## Stated exercise
Extract, in full, the lines below, beginning at the first and ending with the line that contains "0.6, 0.5, 0.7]". Pictures do not belong in the copy.

______

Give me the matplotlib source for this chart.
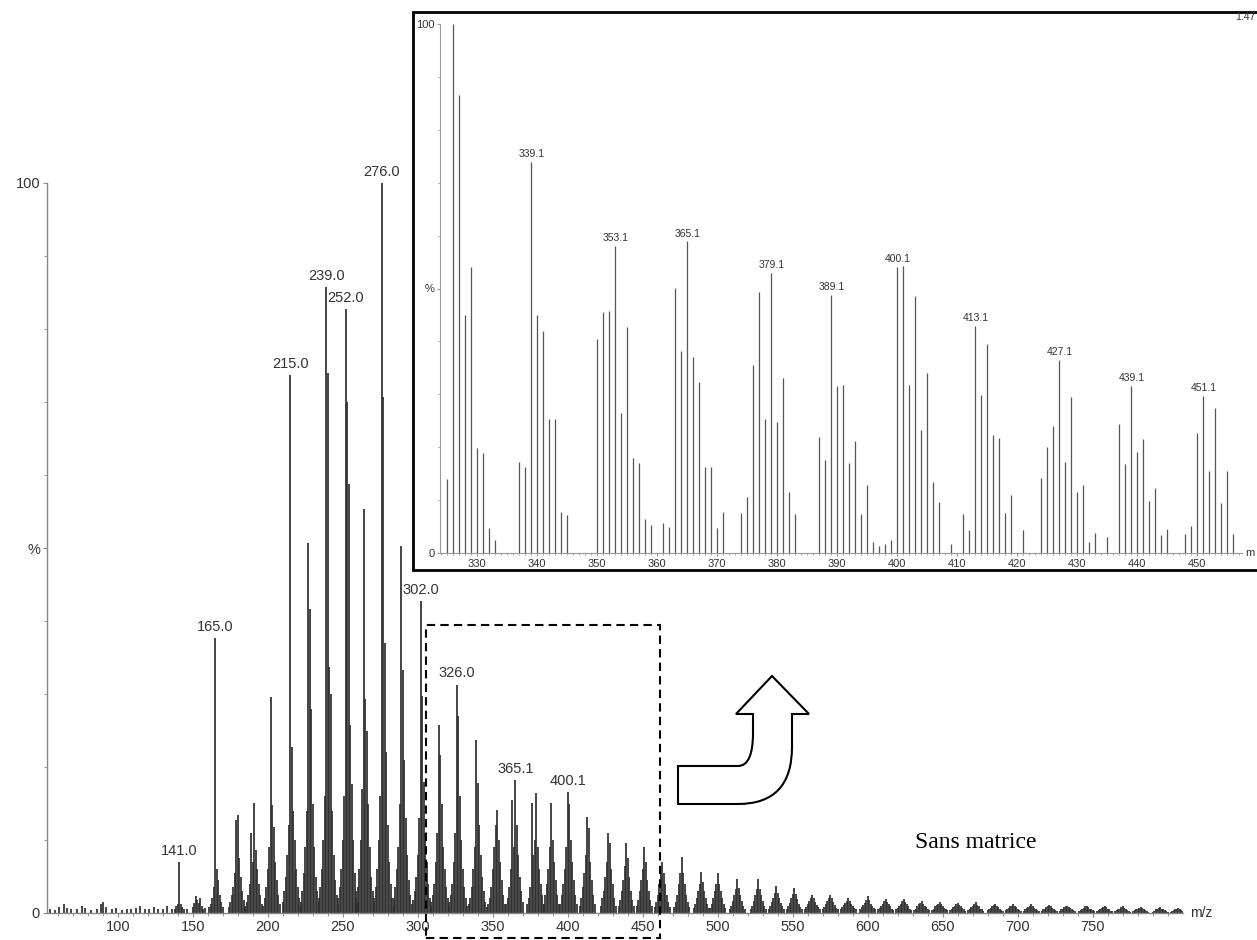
import matplotlib
matplotlib.use('Agg')
import matplotlib.pyplot as plt
import numpy as np
from matplotlib.patches import Rectangle, PathPatch
from matplotlib.path import Path

# ---- main spectrum (Sans matrice) ----
# low-mass baseline noise
noise_mz = [55, 58, 61, 64, 66, 69, 73, 76, 78, 82, 86, 89, 90, 92, 96, 99, 103, 106,
            109, 112, 115, 118, 121, 124, 127, 130, 133, 136, 146, 158]
noise_int = [0.6, 0.4, 0.8, 1.2, 0.7, 0.5, 0.6, 0.9, 0.7, 0.4, 0.6, 1.3, 1.5, 0.8, 0.5,
             0.7, 0.4, 0.6, 0.5, 0.7, 0.9, 0.6, 0.5, 0.8, 0.6, 0.5, 0.9, 0.6, 0.5, 0.7]

# clusters: first m/z of each cluster, then unit-spaced line intensities (%)
cluster_start = [138, 150, 161, 174, 185, 197, 210, 222, 234, 247, 259, 271, 284, 297,
                 309, 321, 334, 347, 359, 373, 384, 395, 408, 422, 434, 446, 458, 471,
                 484, 495, 508, 522, 534, 546, 558, 570, 582, 595, 607, 619, 631, 643,
                 655, 667, 680, 692, 704, 716, 728, 741, 753, 765, 777, 790, 802]
cluster_int = [
    [0.6, 0.9, 1.2, 7.0, 1.3, 0.8, 0.5],
    [0.8, 1.4, 2.3, 1.8, 1.4, 2.0, 1.0, 0.6],
    [0.8, 1.2, 2.0, 3.5, 37.7, 6.0, 4.5, 2.5, 1.5, 0.8],
    [0.8, 1.5, 2.5, 3.5, 5.5, 12.7, 13.4, 7.5, 5.0, 3.0, 1.8, 1.0],
    [0.8, 1.5, 2.5, 4.0, 11.0, 7.0, 15.1, 8.6, 6.0, 4.0, 2.5, 1.2],
    [1.0, 2.0, 3.5, 6.0, 9.0, 29.6, 14.8, 11.8, 7.0, 4.5, 2.5, 1.2],
    [1.5, 3.0, 5.0, 8.0, 12.0, 73.7, 22.7, 14.0, 10.0, 6.0, 3.5, 2.0, 1.0],
    [1.5, 3.0, 5.5, 9.0, 14.0, 50.7, 41.7, 28.0, 15.0, 9.0, 5.0, 3.0, 1.5],
    [2.0, 3.5, 6.0, 10.0, 16.0, 85.7, 74.0, 33.7, 30.0, 14.0, 8.0, 4.5, 2.5, 1.2],
    [2.0, 3.5, 6.0, 10.0, 16.0, 82.7, 70.0, 58.7, 25.7, 17.7, 10.0, 5.5, 3.0, 1.5],
    [2.0, 3.5, 6.0, 10.0, 17.0, 55.3, 29.3, 25.0, 15.0, 9.0, 5.0, 3.0, 1.5],
    [2.0, 3.5, 6.0, 10.0, 16.0, 100.0, 70.7, 37.0, 22.0, 12.0, 7.0, 4.0, 2.0, 1.0],
    [2.0, 3.5, 6.0, 9.0, 15.0, 50.3, 33.3, 21.0, 13.0, 8.0, 4.5, 2.5, 1.2],
    [1.8, 3.0, 5.0, 8.0, 13.0, 42.7, 29.7, 18.0, 11.0, 7.0, 4.0, 2.0, 1.0],
    [1.5, 2.5, 4.0, 7.0, 11.0, 25.7, 21.7, 15.0, 9.0, 6.0, 3.5, 2.0, 1.0],
    [1.5, 2.5, 4.0, 7.0, 11.0, 31.3, 27.0, 16.0, 10.0, 6.0, 3.5, 2.0, 1.0],
    [1.2, 2.0, 3.5, 6.0, 9.0, 23.7, 17.8, 12.0, 8.0, 5.0, 3.0, 1.5, 0.8],
    [1.2, 2.0, 3.5, 6.0, 9.0, 12.0, 14.1, 10.0, 7.0, 4.5, 2.5, 1.2],
    [1.2, 2.0, 3.5, 6.0, 15.5, 9.0, 18.2, 12.0, 8.0, 5.0, 3.0, 1.5],
    [1.2, 2.0, 3.5, 15.1, 8.0, 10.0, 16.4, 9.0, 6.0, 4.0, 2.5, 1.2],
    [1.2, 2.5, 4.0, 6.0, 9.0, 15.1, 10.0, 7.0, 4.5, 2.5, 1.2],
    [1.2, 2.5, 4.0, 6.0, 9.0, 16.6, 15.0, 10.0, 7.0, 4.5, 2.5, 1.2],
    [1.0, 2.0, 3.5, 5.5, 8.0, 13.2, 11.6, 7.0, 4.5, 2.5, 1.2],
    [1.0, 2.0, 3.0, 5.0, 7.0, 11.0, 9.6, 6.0, 4.0, 2.0, 1.0],
    [1.0, 1.8, 3.0, 4.5, 6.5, 9.6, 7.5, 5.0, 3.0, 1.8, 1.0],
    [1.0, 1.8, 3.0, 4.5, 6.0, 9.0, 7.0, 4.5, 3.0, 1.8, 1.0],
    [0.8, 1.5, 2.5, 4.0, 5.5, 7.0, 5.5, 4.0, 2.5, 1.5, 0.8],
    [0.8, 1.5, 2.5, 4.0, 5.5, 7.7, 5.5, 4.0, 2.5, 1.5, 0.8],
    [0.7, 1.2, 2.0, 3.0, 4.0, 5.6, 4.2, 3.0, 2.0, 1.2, 0.7],
    [0.7, 1.2, 2.0, 3.0, 4.0, 5.5, 4.0, 3.0, 2.0, 1.2, 0.7],
    [0.6, 1.0, 1.7, 2.5, 3.3, 4.6, 3.4, 2.5, 1.6, 1.0, 0.6],
    [0.6, 1.0, 1.7, 2.5, 3.3, 4.6, 3.3, 2.4, 1.6, 1.0, 0.6],
    [0.6, 1.0, 1.5, 2.1, 2.8, 3.7, 2.8, 2.0, 1.4, 0.9, 0.5],
    [0.6, 0.9, 1.4, 2.0, 2.6, 3.4, 2.6, 1.9, 1.3, 0.8, 0.5],
    [0.5, 0.8, 1.2, 1.6, 2.0, 2.5, 2.0, 1.5, 1.1, 0.8, 0.5],
    [0.5, 0.8, 1.2, 1.6, 2.0, 2.5, 2.0, 1.5, 1.1, 0.7, 0.5],
    [0.5, 0.8, 1.1, 1.4, 1.7, 2.1, 1.7, 1.3, 1.0, 0.7, 0.5],
    [0.5, 0.8, 1.1, 1.4, 1.8, 2.3, 1.8, 1.3, 1.0, 0.7, 0.5],
    [0.5, 0.7, 1.0, 1.3, 1.6, 1.9, 1.5, 1.2, 0.9, 0.6, 0.4],
    [0.5, 0.7, 1.0, 1.3, 1.6, 1.9, 1.5, 1.2, 0.9, 0.6, 0.4],
    [0.4, 0.6, 0.9, 1.2, 1.4, 1.6, 1.3, 1.0, 0.8, 0.5, 0.4],
    [0.4, 0.6, 0.9, 1.1, 1.3, 1.5, 1.2, 1.0, 0.7, 0.5, 0.4],
    [0.4, 0.6, 0.8, 1.0, 1.2, 1.4, 1.1, 0.9, 0.7, 0.5, 0.3],
    [0.4, 0.6, 0.8, 1.0, 1.2, 1.5, 1.1, 0.9, 0.6, 0.5, 0.3],
    [0.4, 0.5, 0.7, 0.9, 1.1, 1.3, 1.0, 0.8, 0.6, 0.4, 0.3],
    [0.4, 0.5, 0.7, 0.9, 1.0, 1.2, 1.0, 0.8, 0.6, 0.4, 0.3],
    [0.3, 0.5, 0.7, 0.8, 1.0, 1.2, 0.9, 0.7, 0.6, 0.4, 0.3],
    [0.3, 0.5, 0.6, 0.8, 0.9, 1.1, 0.9, 0.7, 0.5, 0.4, 0.3],
    [0.3, 0.5, 0.6, 0.8, 0.9, 1.0, 0.8, 0.7, 0.5, 0.4, 0.3],
    [0.3, 0.4, 0.6, 0.7, 0.9, 1.0, 0.8, 0.6, 0.5, 0.4, 0.3],
    [0.3, 0.4, 0.5, 0.7, 0.8, 0.9, 0.8, 0.6, 0.5, 0.3, 0.3],
    [0.3, 0.4, 0.5, 0.6, 0.8, 0.9, 0.7, 0.6, 0.4, 0.3, 0.2],
    [0.3, 0.4, 0.5, 0.6, 0.7, 0.8, 0.7, 0.5, 0.4, 0.3, 0.2],
    [0.2, 0.3, 0.5, 0.6, 0.7, 0.8, 0.6, 0.5, 0.4, 0.3, 0.2],
    [0.2, 0.3, 0.4, 0.5, 0.6, 0.7, 0.5, 0.4, 0.3],
]
main_labels = [141.0, 165.0, 215.0, 239.0, 252.0, 276.0, 302.0, 326.0, 365.1, 400.1]

# ---- zoomed spectrum (inset) ----
inset_mz = [325, 326, 327, 328, 329, 330, 331, 332, 333,
            337, 338, 339, 340, 341, 342, 343, 344, 345,
            350, 351, 352, 353, 354, 355, 356, 357, 358, 359, 361, 362,
            363, 364, 365, 366, 367, 368, 369, 370, 371,
            374, 375, 376, 377, 378, 379, 380, 381, 382, 383,
            387, 388, 389, 390, 391, 392, 393, 394, 395, 396, 397, 398, 399,
            400, 401, 402, 403, 404, 405, 406, 407, 409, 411, 412,
            413, 414, 415, 416, 417, 418, 419, 421,
            424, 425, 426, 427, 428, 429, 430, 431, 432, 433, 435,
            437, 438, 439, 440, 441, 442, 443, 444, 445,
            448, 449, 450, 451, 452, 453, 454, 455, 456]
inset_int = [13.9, 100, 86.5, 44.9, 54.1, 19.9, 18.9, 4.7, 2.4,
             17.2, 16.2, 74.0, 44.9, 41.9, 25.3, 25.3, 7.8, 7.1,
             40.5, 45.6, 45.7, 58.1, 26.4, 42.7, 17.9, 17.0, 6.4, 5.2, 5.7, 4.9,
             50.1, 38.2, 58.9, 37.0, 32.3, 16.2, 16.2, 4.7, 7.8,
             7.6, 10.5, 35.5, 49.3, 25.3, 53.0, 24.7, 33.1, 11.5, 7.4,
             22.0, 17.6, 48.8, 31.6, 31.8, 17.0, 21.1, 7.3, 12.8, 2.0, 1.4, 1.7, 2.4,
             54.1, 54.2, 31.8, 48.6, 23.3, 34.1, 13.4, 9.6, 1.7, 7.4, 4.4,
             42.9, 29.9, 39.5, 22.4, 21.8, 7.6, 10.9, 4.4,
             14.2, 20.1, 24.0, 36.5, 17.2, 29.4, 11.5, 12.8, 2.0, 3.7, 3.0,
             24.3, 16.8, 31.6, 19.1, 21.5, 9.8, 12.2, 3.4, 4.6,
             3.5, 5.1, 22.6, 29.7, 15.5, 27.4, 9.5, 15.5, 3.5]
inset_labels = [339.1, 353.1, 365.1, 379.1, 389.1, 400.1, 413.1, 427.1, 439.1, 451.1]

W, H = 1257, 940
plt.rcParams['font.family'] = ['Liberation Sans', 'DejaVu Sans']
fig = plt.figure(figsize=(W / 100, H / 100), dpi=100)


def fx(px):
    return px / W


def fy(py):
    return 1 - py / H


# build the main line list
main_mz, main_int = list(noise_mz), list(noise_int)
for s, hs in zip(cluster_start, cluster_int):
    for i, h in enumerate(hs):
        main_mz.append(s + i)
        main_int.append(h)
main_lookup = dict(zip(main_mz, main_int))

ax = fig.add_axes([fx(47), fy(913), fx(1183) - fx(47), fy(183) - fy(913)])
ax.vlines(main_mz, 0, main_int, color='#2e2e2e', lw=1.25)
ax.set_xlim(52.7, 810)
ax.set_ylim(0, 100)
for sp in ['top', 'right']:
    ax.spines[sp].set_visible(False)
for sp in ['left', 'bottom']:
    ax.spines[sp].set_color('#888888')
    ax.spines[sp].set_linewidth(1.0)
ax.set_xticks(np.arange(100, 751, 50))
ax.set_xticks(np.arange(60, 810, 10), minor=True)
ax.set_yticks([0, 50, 100])
ax.set_yticklabels(['0', '%', '100'])
ax.set_yticks(np.arange(10, 100, 10), minor=True)
ax.tick_params(which='both', color='#888888', labelcolor='#333333', labelsize=10.5, pad=2)
ax.tick_params(which='major', length=3)
ax.tick_params(which='minor', length=2)
ax.text(1.006, 0, 'm/z', transform=ax.transAxes, va='center', ha='left',
        fontsize=10, color='#333333')
for m in main_labels:
    h = main_lookup[int(round(m))]
    ax.annotate(f'{m:.1f}', (m, h), xytext=(0, 3), textcoords='offset points',
                ha='center', va='bottom', fontsize=10.5, color='#333333',
                annotation_clip=False)

# dashed zoom box
ax.add_patch(Rectangle((305.3, -3.4), 156, 42.9, fill=False, ec='black', lw=1.5,
                       ls=(0, (4, 2.5)), clip_on=False, zorder=5))

# inset frame (runs off the right edge)
fig.add_artist(Rectangle((fx(413), fy(570)), fx(1330) - fx(413), fy(12) - fy(570),
                         transform=fig.transFigure, fc='white', ec='black', lw=2, zorder=2))

iax = fig.add_axes([fx(440), fy(553), fx(1242) - fx(440), fy(24) - fy(553)], zorder=3)
iax.set_facecolor('none')
iax.vlines(inset_mz, 0, inset_int, color='#555555', lw=0.9)
iax.set_xlim(323.9, 457.5)
iax.set_ylim(0, 100)
for sp in ['top', 'right']:
    iax.spines[sp].set_visible(False)
for sp in ['left', 'bottom']:
    iax.spines[sp].set_color('#999999')
    iax.spines[sp].set_linewidth(0.8)
iax.set_xticks(np.arange(330, 451, 10))
iax.set_xticks(np.arange(324, 458, 1), minor=True)
iax.set_yticks([0, 50, 100])
iax.set_yticklabels(['0', '%', '100'])
iax.set_yticks(np.arange(10, 100, 10), minor=True)
iax.tick_params(which='both', color='#999999', labelcolor='#333333', labelsize=8, pad=1.5)
iax.tick_params(which='major', length=2.5)
iax.tick_params(which='minor', length=1.5)
inset_lookup = dict(zip(inset_mz, inset_int))
for m in inset_labels:
    h = inset_lookup[int(round(m))]
    iax.annotate(f'{m:.1f}', (m, h), xytext=(0, 2), textcoords='offset points',
                 ha='center', va='bottom', fontsize=7.5, color='#333333',
                 annotation_clip=False)
# the source image is cropped at the right: only "1.47" and "m" remain visible
fig.text(fx(1255), fy(17), '1.47', fontsize=7.5, color='#333333', va='center', ha='right')
fig.text(fx(1255), fy(553), 'm', fontsize=8, color='#333333', va='center', ha='right')

# curved arrow pointing from the box to the inset
pts = [(678, 804), (678, 766), (738, 766), (753, 766), (753, 733), (753, 714), (736, 714),
       (772, 676), (809, 714), (792, 714), (792, 747), (792, 804), (738, 804), (678, 804)]
codes = [Path.MOVETO, Path.LINETO, Path.LINETO, Path.CURVE3, Path.CURVE3, Path.LINETO,
         Path.LINETO, Path.LINETO, Path.LINETO, Path.LINETO, Path.LINETO, Path.CURVE3,
         Path.CURVE3, Path.CLOSEPOLY]
arrow = Path([(fx(px), fy(py)) for px, py in pts], codes)
fig.add_artist(PathPatch(arrow, transform=fig.transFigure, fc='white', ec='black', lw=1.5,
                         zorder=4))

fig.text(fx(915), fy(843), 'Sans matrice', family=['Liberation Serif', 'DejaVu Serif'],
         fontsize=17, va='center', ha='left', color='black')

fig.savefig('out.png', dpi=100)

______

## Completed task
Give me the matplotlib source for this chart.
import matplotlib
matplotlib.use('Agg')
import matplotlib.pyplot as plt
import numpy as np
from matplotlib.patches import Rectangle, PathPatch
from matplotlib.path import Path

# ---- main spectrum (Sans matrice) ----
# low-mass baseline noise
noise_mz = [55, 58, 61, 64, 66, 69, 73, 76, 78, 82, 86, 89, 90, 92, 96, 99, 103, 106,
            109, 112, 115, 118, 121, 124, 127, 130, 133, 136, 146, 158]
noise_int = [0.6, 0.4, 0.8, 1.2, 0.7, 0.5, 0.6, 0.9, 0.7, 0.4, 0.6, 1.3, 1.5, 0.8, 0.5,
             0.7, 0.4, 0.6, 0.5, 0.7, 0.9, 0.6, 0.5, 0.8, 0.6, 0.5, 0.9, 0.6, 0.5, 0.7]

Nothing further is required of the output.